Dear Reader, Love Evy Journey

 


Dear Reader…

Luna decides to write about her terrible experience in a foreign country with an ancient culture and a deadly history. Not only to tell the world about it, but also to help herself heal. Can writing help you heal?

Yes, it can. And if you want to know more about it, give this post a try: Write To Save Your Life (or, at least, your psyche). It’s one of my inspirations in writing the book.

Like Luna, I had brothers who couldn’t be bothered with a sister. So, I read and drew; then, I wrote to let out steam. I wrote on available pieces of  loose paper that sometimes had already been used, like computer print paper with holey edges that came out of those old mainframes. I never kept a journal like Luna does. Nor even an ejournal like that of Lucien’s.

Anyway, these days, I write stories instead, my characters assuming my thoughts, frustrations, and joy. Yes, there’s a part in all my characters that reflect a little part of me. I think it’s inevitable even when you write fantasy or sci fi.

In The Shade Under the Mango Tree, I pay homage to grandparents. In these times when both parents often work, it’s not unusual to turn to them for help in looking after children. My own grandmother figured significantly in my growing-up years. And, of course, her influence has endured.

Love is at the core of all my stories. Aren’t they in everyone’s life if you allow yourself to be vulnerable enough to another? Because love strips you bare to both hurt and happiness. Love demands surrendering your control. Still, my novels won’t fit neatly into the romance genre. Because, ultimately, they’re about life, about our messy, complicated, wonderful lives.

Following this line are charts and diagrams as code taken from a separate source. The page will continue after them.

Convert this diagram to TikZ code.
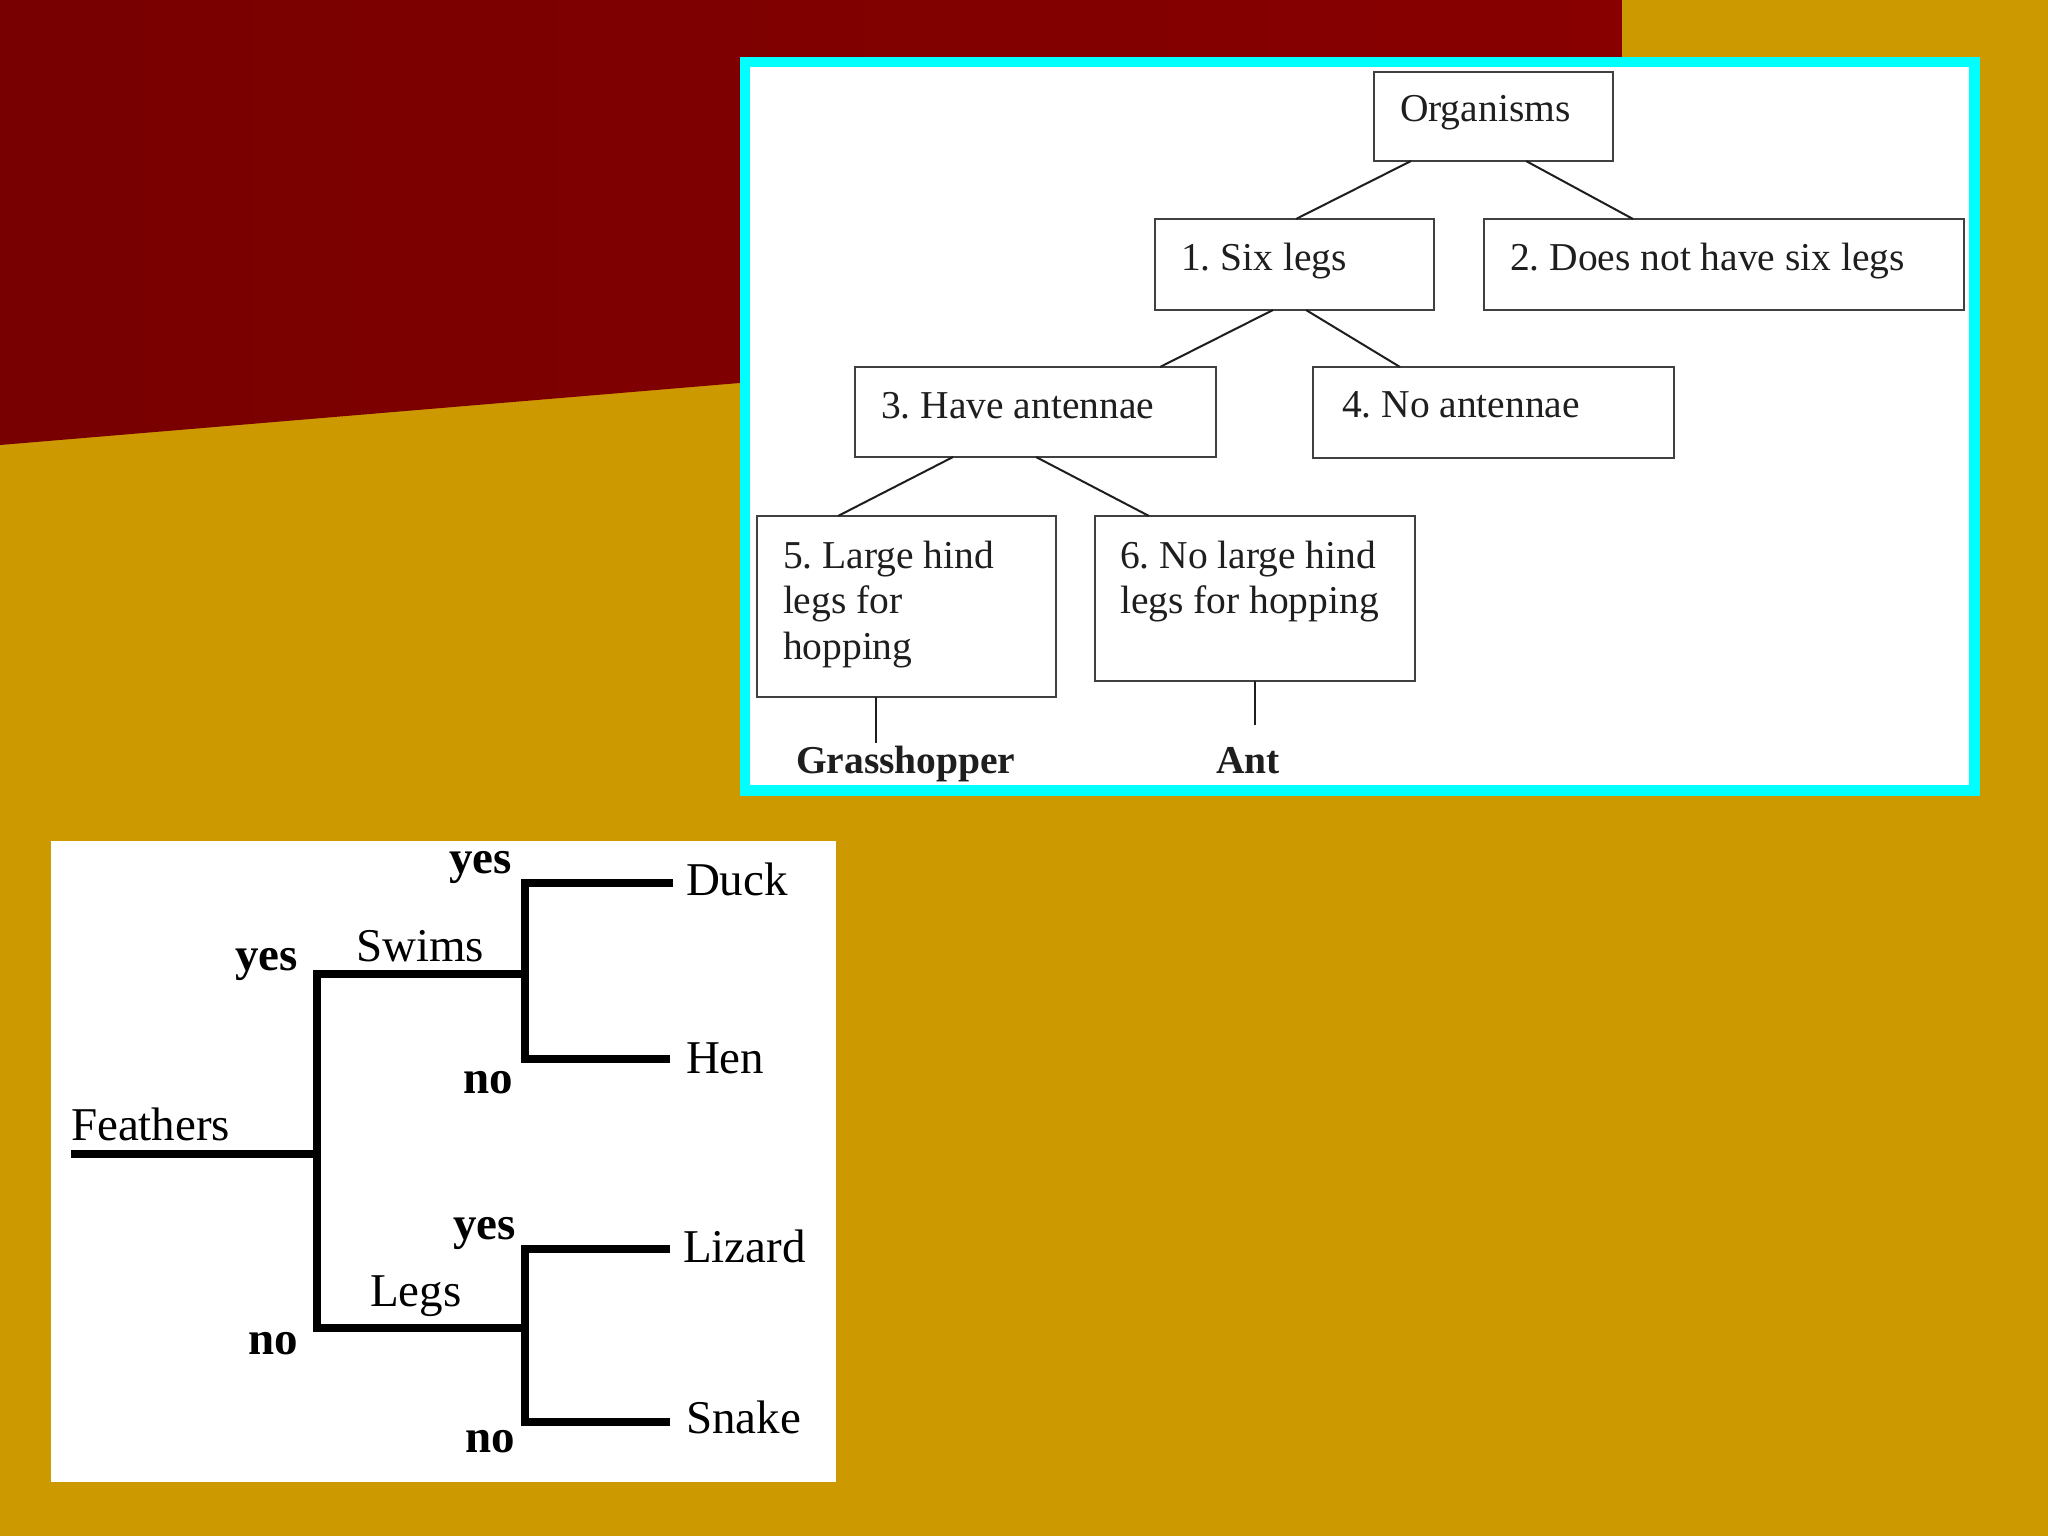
\documentclass[tikz,border=0pt]{standalone}
\usepackage{fontspec}
\setmainfont{Liberation Serif}
\frenchspacing
\definecolor{gold}{RGB}{204,153,0}
\definecolor{redL}{RGB}{120,0,0}
\definecolor{redR}{RGB}{136,0,0}
\definecolor{cyanfr}{RGB}{0,255,255}
\definecolor{ink}{RGB}{30,30,30}
\tikzset{
  boxst/.style={draw=ink!85, line width=1.35pt, fill=white, inner sep=0, outer sep=0},
  conn/.style={draw=ink, line width=1pt},
  lbl/.style={inner sep=0, outer sep=0, anchor=base west, text=ink, font=\fontsize{19.75}{23}\selectfont},
  blbl/.style={lbl, font=\fontsize{19.75}{23}\selectfont\bfseries},
  tlbl/.style={inner sep=0, outer sep=0, anchor=base west, text=black, font=\fontsize{23.5}{27}\selectfont},
  tblbl/.style={tlbl, font=\fontsize{23.5}{27}\selectfont\bfseries},
  branch/.style={draw=black, line width=4pt, line join=miter, line cap=butt}
}
\begin{document}
\frenchspacing
\begin{tikzpicture}[x=0.5pt, y=-0.5pt]
\useasboundingbox (0,0) rectangle (2048,1536);
% background
\fill[gold] (0,0) rectangle (2048,1536);
\shade[left color=redL, right color=redR] (0,0) -- (1622,0) -- (1622,309) -- (0,445) -- cycle;
% top panel frame
\fill[cyanfr] (740,57) rectangle (1980,796);
\fill[white] (750,67) rectangle (1969,785);
% boxes
\node[boxst, minimum width=119.5pt, minimum height=44.5pt] (o) at (1493.5,116.5) {};
\node[boxst, minimum width=139.5pt, minimum height=45.5pt] (b1) at (1294.5,264.5) {};
\node[boxst, minimum width=240pt, minimum height=45.5pt] (b2) at (1724,264.5) {};
\node[boxst, minimum width=180.5pt, minimum height=45pt] (b3) at (1035.5,412) {};
\node[boxst, minimum width=180.5pt, minimum height=45.5pt] (b4) at (1493.5,412.5) {};
\node[boxst, minimum width=149.5pt, minimum height=90.5pt] (b5) at (906.5,606.5) {};
\node[boxst, minimum width=160pt, minimum height=82.5pt] (b6) at (1255,598.5) {};
% box texts
\node[lbl] (to) at (1400,121) {Organisms};
\node[lbl] (t1) at (1181,270) {1. Six legs};
\node[lbl] (t2) at (1510,270) {2. Does not have six legs};
\node[lbl] (t3) at (881,418) {3. Have antennae};
\node[lbl] (t4) at (1342,417) {4. No antennae};
\node[lbl] (t5a) at (783,568) {5. Large hind};
\node[lbl] (t5b) at (783,613) {legs for};
\node[lbl] (t5c) at (783,659) {hopping};
\node[lbl] (t6a) at (1120,568) {6. No large hind};
\node[lbl] (t6b) at (1120,613) {legs for hopping};
\node[blbl] (gh) at (796,773) {Grasshopper};
\node[blbl] (ant) at (1216,773) {Ant};
% connectors
\draw[conn] (1411,0 |- o.south) -- (1296,0 |- b1.north);
\draw[conn] (1526,0 |- o.south) -- (1633,0 |- b2.north);
\draw[conn] (1273,0 |- b1.south) -- (1160,0 |- b3.north);
\draw[conn] (1306,0 |- b1.south) -- (1400,0 |- b4.north);
\draw[conn] (953,0 |- b3.south) -- (838,0 |- b5.north);
\draw[conn] (1036,0 |- b3.south) -- (1149,0 |- b6.north);
\coordinate (ghend) at (876,743);
\coordinate (antend) at (1255,725);
\draw[conn] (876,0 |- b5.south) -- (ghend);
\draw[conn] (1255,0 |- b6.south) -- (antend);
% bottom panel
\fill[white] (51,841) rectangle (836,1482);
\coordinate (fL) at (71,1154);
\coordinate (fJ) at (317,1154);
\coordinate (sJ) at (317,974);
\coordinate (lJ) at (317,1328);
\coordinate (sR) at (525,974);
\coordinate (lR) at (525,1328);
\coordinate (dJ) at (525,883);
\coordinate (hJ) at (525,1059);
\coordinate (zJ) at (525,1249);
\coordinate (nJ) at (525,1422);
\coordinate (dE) at (673,883);
\coordinate (hE) at (670,1059);
\coordinate (zE) at (670,1249);
\coordinate (nE) at (670,1422);
\draw[branch] (fL) -- ([xshift=2pt]fJ);
\draw[branch] (sR) -- (sJ) -- (lJ) -- (lR);
\draw[branch] (dE) -- (dJ) -- (hJ) -- (hE);
\draw[branch] (zE) -- (zJ) -- (nJ) -- (nE);
\node[tlbl] (duck) at (686,895) {Duck};
\node[tlbl] (hen) at (686,1073) {Hen};
\node[tlbl] (liz) at (683,1262) {Lizard};
\node[tlbl] (snk) at (686,1433) {Snake};
\node[tlbl] (swm) at (356,961) {Swims};
\node[tlbl] (lgs) at (370,1306) {Legs};
\node[tlbl] (fth) at (71,1140) {Feathers};
\node[tblbl] (y1) at (449,873) {yes};
\node[tblbl] (y2) at (235,970) {yes};
\node[tblbl] (y3) at (453,1239) {yes};
\node[tblbl] (n1) at (463,1093) {no};
\node[tblbl] (n2) at (248,1354) {no};
\node[tblbl] (n3) at (465,1452) {no};
\end{tikzpicture}
\end{document}
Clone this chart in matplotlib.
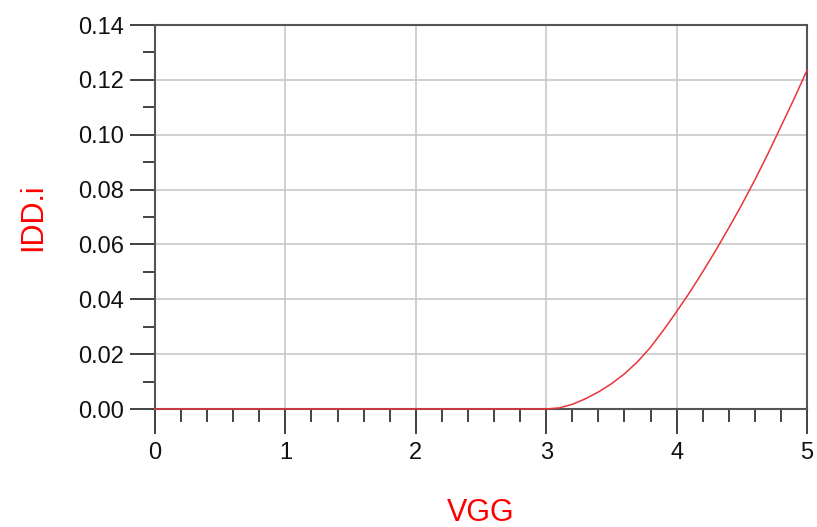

I write about characters  who’re multicultural or who embrace that idea. This time, I wanted to take the heroine to a world much older than that of the US and, yet, it might at best be considered developing. This is reality. And it’s heartbreaking. But also hopeful and forward-looking, like Mae and Jorani.

I hope the book speaks to you in some way.

All the best,
Evy Journey

About the Author


 Evy Journey, SPR (Self Publishing Review) Independent Woman Author awardee, is a writer, a wannabe artist, and a flâneuse who, wishes she lives in Paris where people have perfected the art of aimless roaming. Armed with a Ph.D., she used to research and help develop mental health programs.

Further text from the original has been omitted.